In an interesting case recounted with humility and good humor in this open-access Editorial [1], the specification of clustered variances and fixed effects at the same level resulted in wrong inferences in a highly touted article. (On the technical point, [1] cites this presentation by Austin Nichols & Mark Schaffer; see slide 8.)

I would guess many of you will find valuable lessons to draw for yourselves and your students from this case. I’ll just offer a few of my own quick observations, plus one question.

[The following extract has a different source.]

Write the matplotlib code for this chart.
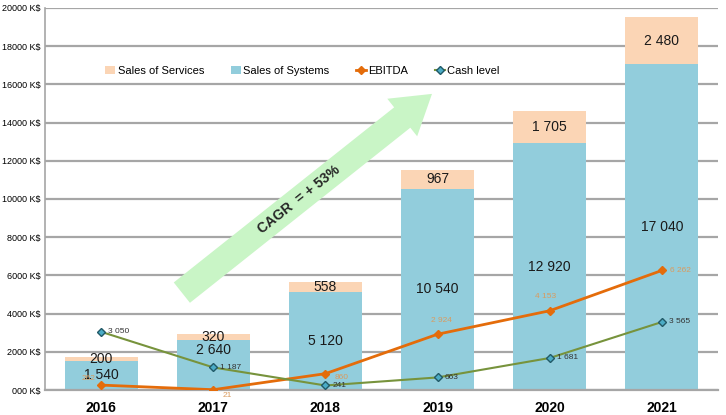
import matplotlib
matplotlib.use("Agg")
import matplotlib.pyplot as plt
import numpy as np
from matplotlib.patches import FancyArrow
from matplotlib.transforms import IdentityTransform

years = ["2016", "2017", "2018", "2019", "2020", "2021"]
systems = [1540, 2640, 5120, 10540, 12920, 17040]
services = [200, 320, 558, 967, 1705, 2480]
ebitda = [262, 21, 860, 2924, 4153, 6262]
cash = [3050, 1187, 241, 663, 1681, 3565]
yticks = list(range(0, 20001, 2000))
ytick_labels = ["000 K$"] + [f"{v} K$" for v in yticks[1:]]

def fmt(v):
    return f"{v:,}".replace(",", " ")

plt.rcParams['font.family'] = ['Liberation Sans', 'DejaVu Sans']

fig = plt.figure(figsize=(7.26, 4.15), dpi=100)
ax = fig.add_axes([0.062, 0.060, 0.927, 0.921])

x = np.arange(len(years))
c_sys = '#92cddc'
c_srv = '#fbd5b5'
c_ebit = '#e46c0a'
c_cash = '#77933c'

ax.set_axisbelow(True)
ax.yaxis.grid(True, color='#a6a6a6', linewidth=1.6)
b_sys = ax.bar(x, systems, width=0.65, color=c_sys, label='Sales of Systems', zorder=2)
b_srv = ax.bar(x, services, width=0.65, bottom=systems, color=c_srv, label='Sales of Services', zorder=2)

sys_pos = [0.5, 0.80, 0.5, 0.5, 0.5, 0.5]
for i in range(len(years)):
    ax.text(x[i], systems[i] * sys_pos[i], fmt(systems[i]), ha='center', va='center', fontsize=10, color='#1a1a1a', zorder=5)
    ax.text(x[i], systems[i] + services[i] / 2, fmt(services[i]), ha='center', va='center', fontsize=10, color='#1a1a1a', zorder=5)

l_eb, = ax.plot(x, ebitda, color=c_ebit, linewidth=2, marker='D', markersize=4, markerfacecolor=c_ebit, markeredgecolor=c_ebit, label='EBITDA', zorder=4)
l_cash, = ax.plot(x, cash, color=c_cash, linewidth=1.5, marker='D', markersize=4, markerfacecolor='#4bacc6', markeredgecolor='#215967', label='Cash level', zorder=4)

eb_off = [(-9, 5, 'center'), (10, -4, 'center'), (12, -3, 'center'), (3, 10, 'center'), (-3, 10, 'center'), (6, 0, 'left')]
for i, v in enumerate(ebitda):
    dx, dy, ha = eb_off[i]
    ax.annotate(fmt(v), (x[i], v), xytext=(dx, dy), textcoords='offset points', ha=ha, va='center',
                fontsize=6, color='#d99b5f', zorder=6)
for i, v in enumerate(cash):
    ax.annotate(fmt(v), (x[i], v), xytext=(5, 0), textcoords='offset points', ha='left', va='center',
                fontsize=6, color='#333333', zorder=6)

ax.set_xlim(-0.5, len(years) - 0.5)
ax.set_ylim(0, 20000)
ax.set_yticks(yticks)
ax.set_yticklabels(ytick_labels, fontsize=6.5)
ax.set_xticks(x)
ax.set_xticklabels(years, fontsize=10, fontweight='bold')
ax.tick_params(axis='both', length=0)
ax.tick_params(axis='x', pad=8)
ax.tick_params(axis='y', pad=3)
for s in ['top', 'right']:
    ax.spines[s].set_visible(False)
ax.spines['left'].set_color('#a6a6a6')
ax.spines['bottom'].set_color('#a6a6a6')
ax.spines['left'].set_linewidth(1.2)
ax.spines['bottom'].set_linewidth(1.6)

ax.legend([b_srv, b_sys, l_eb, l_cash], ['Sales of Services', 'Sales of Systems', 'EBITDA', 'Cash level'],
          ncol=4, loc='center left', bbox_to_anchor=(0.075, 0.835), frameon=False,
          fontsize=8, handlelength=0.9, handleheight=0.8,
          handletextpad=0.2, columnspacing=2.4)

# CAGR arrow in display coordinates
fig.canvas.draw()
p0 = ax.transData.transform((0.72, 5100))
p1 = ax.transData.transform((2.95, 15500))
d = p1 - p0
arr = FancyArrow(p0[0], p0[1], d[0], d[1], width=26, head_width=48, head_length=38,
                 length_includes_head=True, transform=IdentityTransform(),
                 facecolor='#c9f5c6', edgecolor='none', zorder=3)
ax.add_patch(arr)
ax.set_xlim(-0.5, len(years) - 0.5)
ax.set_ylim(0, 20000)
ang = np.degrees(np.arctan2(d[1], d[0]))
mid = ax.transData.inverted().transform(p0 + d * 0.47)
ax.text(mid[0], mid[1], "CAGR  = + 53%", rotation=ang, rotation_mode='anchor', ha='center', va='center',
        fontsize=10, fontweight='bold', color='#262626', zorder=7)

fig.savefig("out.png", dpi=100)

  • This is a major reason why I am a ‘methodological Bayesian’. Using Bayesian methods has the effect of rendering all of the most substantive aspects of the modeling transparently, while submerging all of the least important stuff into the ‘magic’ of MCMC.
  • Even bigger lesson is, when you have a result you plan to tout highly, you should try several different modeling approaches. Ironically, the original piece employed ‘cluster-robust’ variance estimators, yet did not seek genuine robustness to variation in model specifications.
  • Fallibilism is true.

Question: It seems to me inconceivable that a mishap like this could befall a Bayesian analyst doing hierarchical modeling; am I wrong? Does the statistical modeling/interpretation error leading to this retraction have a Bayesian analogue?

  1. Shafer SL. Broken Hearts. Anesthesia & Analgesia. 2016;122(5):1231-1233. doi:10.1213/ANE.0000000000001253

what were the anesthesiologists’ fixed effects, and why fit them? i see only patient characteristics listed

wouldnt the following apply to bayes also: “hierarchical models require the assumption that there is no correlation between the patient characteristics and the quality of the anesthesiologists (or surgeons or hospitals), a set of assumptions not required with fixed-effects models. Thus, the assumptions of hierarchical modeling are frequently violated when used to estimate provider quality because hierar
chical modeling assumes that the random effect (provider effect) is not correlated with patient risk.”


As I understand it, such fixed effects would aim to measure an ‘anesthesiologist quality’ construct.

As I’d use the term, hierarchical modeling subsumes both ‘fixed’ and ‘random’ effects, a point that Gelman’s rejection of those latter terms nicely underscores. (On this point of terminology, I especially like the discussion in Gelman & Hill which I reference in this CrossValidated answer.)

I believe the argument you offer within quotes exhibits a frequentist’s arbitrarily fractured view of statistical methods (with fixed-effects models over here, hierarchical models over there, …) as against the coherent and unified view Bayesianism delivers (cf. “everything is a parameter”).

While I agree that a Bayesian hierarchical analyst who lacked sufficient domain knowledge might overlook the correlation you mention, this would represent a failure in the substantive realm of model realism. No mere technology can protect the modeler from a lack of metaphysical realism. By contrast, the modeling failure highlighted in my opening post seems to me purely technical in nature. It is against such strictly technical errors that I am suggesting Bayesian methods may be protective.

The statistical points are too subtle for me. But surely no-one disputes that “some anesthetists are better than others”! Although I guess we have discovered that the methods originally used in this paper are a poor way to identify the good and the bad.

1 Like

Jim, I would dispute that your formulation of this claim is sharp enough to be scientifically useful. (Karl Popper had a lovely way of stressing the importance of sharply defined theories, which I introduce by way of a quote in this comment on Frank’s blog.)

To go beyond searching for a vague, unitary ‘oomph’, one would need to set forth various dimensions of anesthesia practice, and identify which contexts will most severely test each dimension. Might some anesthesiologists excel in cases where high blood loss is involved? Might others excel in cases with compromised lung function? While some common dispositional or personality factors (which statistical method might help to ‘discover’) may underlie all excellent anesthesia performance, perhaps specific knowledge, training and preparation (having certain drugs at the ready, say) also matter in specific circumstances.


You’re right David. However, in my defence I was quoting Steven Schafer’s editorial. https://journals.lww.com/anesthesia-analgesia/Fulltext/2016/05000/Broken_Hearts.1.aspx
To be fair the original paper with the erroneous statistics was making a more precise Popperian claim. “Some anesthetists are better than others, and we can identify those who are so much better, or so much worse than the average that we can be confident the play of chance is not misleading us”. Sadly the correct analysis refuted that claim.

1 Like